The following is from the American Statistical Association (ASA)’s ‘This is Statistics’ initiative to share the winners of its fifth annual Fall Data Challenge—including students from Bellaire! More than 120 high school and undergraduate students from all over the country competed.
The American Statistical Association (ASA) today announced the winners of its fifth annual Fall Data Challenge. Students apply their statistical skills to examine a relevant and timely topic and demonstrate the real-world impact of data. The 2020 Get Out the Vote Challenge invited undergraduate and high school students to analyze real voter-turnout data from the Census Bureau and Bureau of Labor Statistics, provided by the IPUMS organization and curated by ASA, to provide insights to inspire more people to vote.
“Statistical knowledge is essential for today’s students, empowering them to analyze the world around them and its most important issues–including voting behaviors,” said Ron Wasserstein, ASA Executive Director. “The ASA congratulates all the winners of the Fall Data Challenge and thanks all the students who participated. We were impressed by their creative data visualizations, sophisticated data analyses and insightful recommendations to increase voter turnout.”
A total of 56 teams of 66 high school and 61 undergraduate students analyzed the IPUMS-ASA U.S. Voting Behaviors dataset, which includes information about voting registration and behavior in the U.S. over the past 14 years. With 28 variables on more than 640,000 cases, the full dataset offered opportunities for the students to create data subsets to focus on a particular time or geography. This not only further challenged the students to expand their statistical skills, but also let them focus on the data that interested them most.

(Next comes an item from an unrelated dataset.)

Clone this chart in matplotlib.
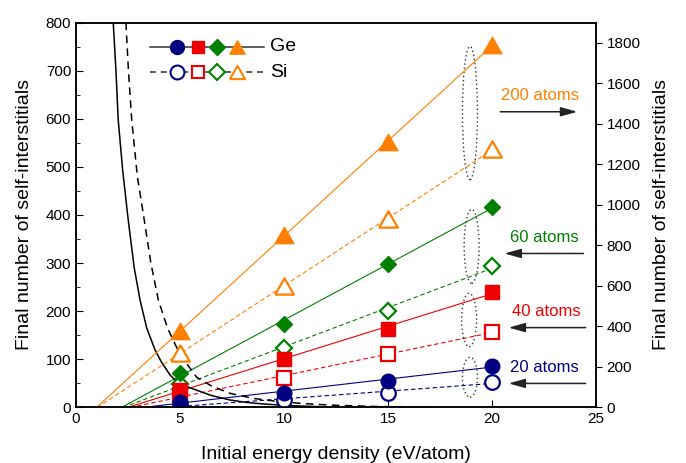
import numpy as np
import matplotlib
matplotlib.use("Agg")
import matplotlib.pyplot as plt
from matplotlib.patches import Ellipse

plt.rcParams['font.family'] = ['Liberation Sans', 'DejaVu Sans']

# ---------------- data ----------------
energy = [5, 10, 15, 20]

# left axis (20, 40, 60 atoms)
ge_20 = [12, 31, 56, 87]
si_20 = [5, 16, 29.5, 53.6]
ge_40 = [37, 100, 163, 240.6]
si_40 = [25, 61, 111, 157.5]
ge_60 = [71, 173.5, 298, 417]
si_60 = [49, 123, 201, 294.6]
# right axis (200 atoms)
ge_200 = [376, 850, 1312, 1787]
si_200 = [268, 602, 929, 1274]

# decaying curves (left axis)
curve_solid_x = [1.79, 1.92, 2.03, 2.25, 2.51, 2.8, 3.08, 3.4, 3.8, 4.1, 4.52, 4.84,
                 5.3, 5.8, 6.5, 7.4, 8.2, 9.0, 10.3, 11.7]
curve_solid_y = [800, 700, 597, 490, 390, 290, 223, 165, 119.5, 95, 67.5, 54,
                 44, 36, 25, 15.6, 10.5, 7.3, 3.8, 1.7]
curve_dash_x = [2.40, 2.52, 2.68, 2.95, 3.28, 3.6, 3.96, 4.4, 5.0, 5.8, 6.5, 7.4,
                8.5, 9.8, 11.0, 12.2, 14.5, 17.3]
curve_dash_y = [800, 700, 597, 480, 390, 300, 223, 165, 110, 63, 45, 29.5,
                19, 12, 8, 5, 2, 0.5]

labels = ["200 atoms", "60 atoms", "40 atoms", "20 atoms"]

navy = '#000080'
red = '#ee0000'
green = '#008000'
orange = '#ff8000'

# wide triangle marker (width slightly larger than height)
tri = [(-1.15, -1.0), (1.15, -1.0), (0.0, 1.0), (-1.15, -1.0)]

fig = plt.figure(figsize=(6.86, 4.63), dpi=100)
ax = fig.add_axes([0.1108, 0.1199, 0.8688 - 0.1108, 0.9514 - 0.1199])
ax2 = ax.twinx()

ax.set_xlim(0, 25)
ax.set_ylim(0, 800)
ax2.set_ylim(0, 1900)


def fit_line(axis, y, color, ls):
    x = np.array(energy, dtype=float)
    k, b = np.polyfit(x, np.array(y, dtype=float), 1)
    x0 = max(0.0, -b / k)
    xs = np.array([x0, 20.0])
    if ls == '--':
        axis.plot(xs, k * xs + b, color=color, lw=0.8, ls='--', dashes=(4, 2.5), zorder=2)
    else:
        axis.plot(xs, k * xs + b, color=color, lw=0.8, ls='-', zorder=2)


# fit lines
for axis, y, c in [(ax, ge_20, navy), (ax, ge_40, red), (ax, ge_60, green), (ax2, ge_200, orange)]:
    fit_line(axis, y, c, '-')
for axis, y, c in [(ax, si_20, navy), (ax, si_40, red), (ax, si_60, green), (ax2, si_200, orange)]:
    fit_line(axis, y, c, '--')

# black curves
ax.plot(curve_solid_x, curve_solid_y, color='black', lw=1.1, zorder=2)
ax.plot(curve_dash_x, curve_dash_y, color='black', lw=1.1, ls='--', dashes=(5, 3.5), zorder=2)

# markers: Si (open) first, then Ge (filled)
mew = 1.6
ax2.plot(energy, si_200, ls='none', marker=tri, ms=13.5, mfc='white', mec=orange, mew=mew, zorder=3)
ax.plot(energy, si_60, ls='none', marker='D', ms=8.5, mfc='white', mec=green, mew=mew, zorder=3)
ax.plot(energy, si_40, ls='none', marker='s', ms=9.5, mfc='white', mec=red, mew=mew, zorder=3)
ax.plot(energy, si_20, ls='none', marker='o', ms=10.5, mfc='white', mec=navy, mew=mew, zorder=3)

ax2.plot(energy, ge_200, ls='none', marker=tri, ms=13.5, mfc=orange, mec=orange, zorder=4)
ax.plot(energy, ge_60, ls='none', marker='D', ms=8.5, mfc=green, mec=green, zorder=4)
ax.plot(energy, ge_40, ls='none', marker='s', ms=9.5, mfc=red, mec=red, zorder=4)
ax.plot(energy, ge_20, ls='none', marker='o', ms=10.5, mfc=navy, mec=navy, zorder=4)

# dotted ellipses
ell_x = [18.94, 19.02, 18.9, 18.94]
ell_y = [612, 335, 182, 63]
ell_h = [277, 154, 111, 83]
for ex, ey, eh in zip(ell_x, ell_y, ell_h):
    ax.add_patch(Ellipse((ex, ey), 0.72, eh, fill=False, ls=(0, (1, 2)), lw=1.0,
                         ec='#333333', zorder=2))

# labels and arrows
lab_x = [22.3, 22.5, 22.6, 22.5]
lab_y = [649, 354, 199, 84]
lab_c = [orange, green, red, navy]
for t, lx, ly, c in zip(labels, lab_x, lab_y, lab_c):
    ax.text(lx, ly, t, color=c, fontsize=12, ha='center', va='center', zorder=5)

arr_start = [(20.4, 614.5), (24.4, 320), (24.5, 166), (24.5, 50)]
arr_end = [(24.1, 614.5), (20.6, 320), (20.8, 166), (20.8, 50)]
for s, e in zip(arr_start, arr_end):
    ax.annotate('', xy=e, xytext=s,
                arrowprops=dict(arrowstyle='-|>,head_length=1.0,head_width=0.28',
                                color='#222222', lw=1.1, shrinkA=0, shrinkB=0), zorder=5)

# manual legend
def ax_frac(px, py):
    return (px - 76) / 520.0, (407.5 - py) / 385.0

lx0, ly = ax_frac(150, 46.7)
lx1, _ = ax_frac(264, 46.7)
ax.plot([lx0, lx1], [ly, ly], transform=ax.transAxes, color='#333333', lw=1.1, zorder=6)
mk_px = [177, 198, 217, 237]
mk = ['o', 's', 'D', tri]
mk_c = [navy, red, green, orange]
mk_s = [10, 9, 8, 11]
for px, m, c, s in zip(mk_px, mk, mk_c, mk_s):
    fx, _ = ax_frac(px, 0)
    ax.plot([fx], [ly], transform=ax.transAxes, marker=m, ms=s, color=c, ls='none', zorder=7)
tx, _ = ax_frac(270, 0)
ax.text(tx, ly, 'Ge', transform=ax.transAxes, fontsize=14, va='center', ha='left')

_, ly2 = ax_frac(0, 72.3)
ax.plot([lx0, lx1], [ly2, ly2], transform=ax.transAxes, color='#333333', lw=1.1,
        ls='--', dashes=(4, 3), zorder=6)
for px, m, c, s in zip(mk_px, mk, mk_c, mk_s):
    fx, _ = ax_frac(px, 0)
    ax.plot([fx], [ly2], transform=ax.transAxes, marker=m, ms=s, mfc='white', mec=c,
            mew=1.5, ls='none', zorder=7)
ax.text(tx, ly2, 'Si', transform=ax.transAxes, fontsize=14, va='center', ha='left')

# ticks
ax.set_xticks([0, 5, 10, 15, 20, 25])
ax.set_yticks(np.arange(0, 801, 100))
ax.set_yticks(np.arange(0, 801, 50), minor=True)
ax.tick_params(axis='both', which='both', direction='in', labelsize=11,
               top=False, right=False)
ax.tick_params(axis='y', which='major', length=5)
ax.tick_params(axis='y', which='minor', length=3)
ax.tick_params(axis='x', which='major', length=5)
ax2.set_yticks(np.arange(0, 1801, 200))
ax2.tick_params(axis='y', direction='out', labelsize=11, length=4)

ax.set_xlabel('Initial energy density (eV/atom)', fontsize=14, labelpad=14)
ax.set_ylabel('Final number of self-interstitials', fontsize=14, labelpad=9)
ax2.set_ylabel('Final number of self-interstitials', fontsize=14, labelpad=9)

for sp in ax.spines.values():
    sp.set_linewidth(1.1)
for sp in ax2.spines.values():
    sp.set_linewidth(1.1)

fig.savefig('out.png', dpi=100)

Students recommended a variety of impressive voter-turnout strategies to implement for future elections. Overwhelmingly, their statistical assessment of the dataset identified a correlation between increased education and increased voter turnout. This analysis led them to suggest developing programs to educate citizens about the history and importance of voting. Teams also recommended improving access to polling stations, increasing the accessibility of voting information and implementing voter registration programs in every high school.
For the contest, teams of two to five students submitted entries including a short essay describing the team’s process and presenting its analysis and recommendations in a presentation. The judges awarded prizes to the top high school and undergraduate teams for overall analysis, as well as honorable mentions for visualization and use of external data.
Team: Super Juniors
Students: Qi An, Mengzhi Qin, Xuling Yang, and Chenyuan Zhu
Sponsor: Ranjini Grove
Institutions: Barnard College of Columbia, New York City, NY, and University of Washington, Seattle, WA
Students: Binze Li, Isabella He, Julian Dong, and Aurora Wu
Sponsors: Yongsheng Bai, Zhaohui Qin and Weihua An
Institutions: Bellaire High School, Bellaire, TX, Pittsford Mendon High School, Pittsford, NY, Northville High School, Northville, MI, and Emma Willard School, Troy, NY
Honorable Mention, Best Visualization
Team: WU Stats
Students: Aby Jaeger and Nikki Seina
Sponsor: Heather Kitada Smalley
Institution: Willamette University, Salem, OR
Team: Lake Howell Stats
Students: Samantha Waterston and Emily Mason
Sponsor: John Rothrock
Institution: Lake Howell High School, Winter Park, FL
Honorable Mention, Best Use of External Data
Team: Green Team
Students: Emily Litzenberg, Kate Lang, Nate Mulugeta, and Shannon Connor
Sponsor: Elizabeth Johnson
Institution: George Mason University, Fairfax, VA
Team: Data Minors
Students: James Anderson, Kevin Huang, Prathik Kakarlamudi, Angela Tsang, Zack Zhuang
Sponsor: Claudia Smith
Institution: Valley Christian High School, San Jose, CA
The panel of expert judges responsible for choosing the winning entries include Dr. Jonathan Auerbach, a Science Policy Fellow at the American Statistical Association (ASA); Christine Franklin, the K-12 statistics ambassador for ASA and a retired University of Georgia Lothar Tresp Honoratus Honors professor; Dr. Mary Gray, a Distinguished Professor of Mathematics and Statistics at American University; Dr. Wendy Martinez, Director of Mathematical Statistics Research Center at the Bureau of Labor Statistics; and Dr. Amy Nussbaum, Visiting Lecturer at Mount Holyoke.
To learn more, visit ThisIsStatistics.org.
About the American Statistical Association
The ASA promotes the practice and profession of statistics. It is the world’s largest community of statisticians and one of the oldest continuously operating professional science associations in the United States. Since its foundation, it has supported statistical science through meetings, publications, membership services, education, accreditation and advocacy. Its members serve in industry, government and academia in more than 90 countries, advancing research and promoting sound statistical practice to inform public policy and improve human welfare.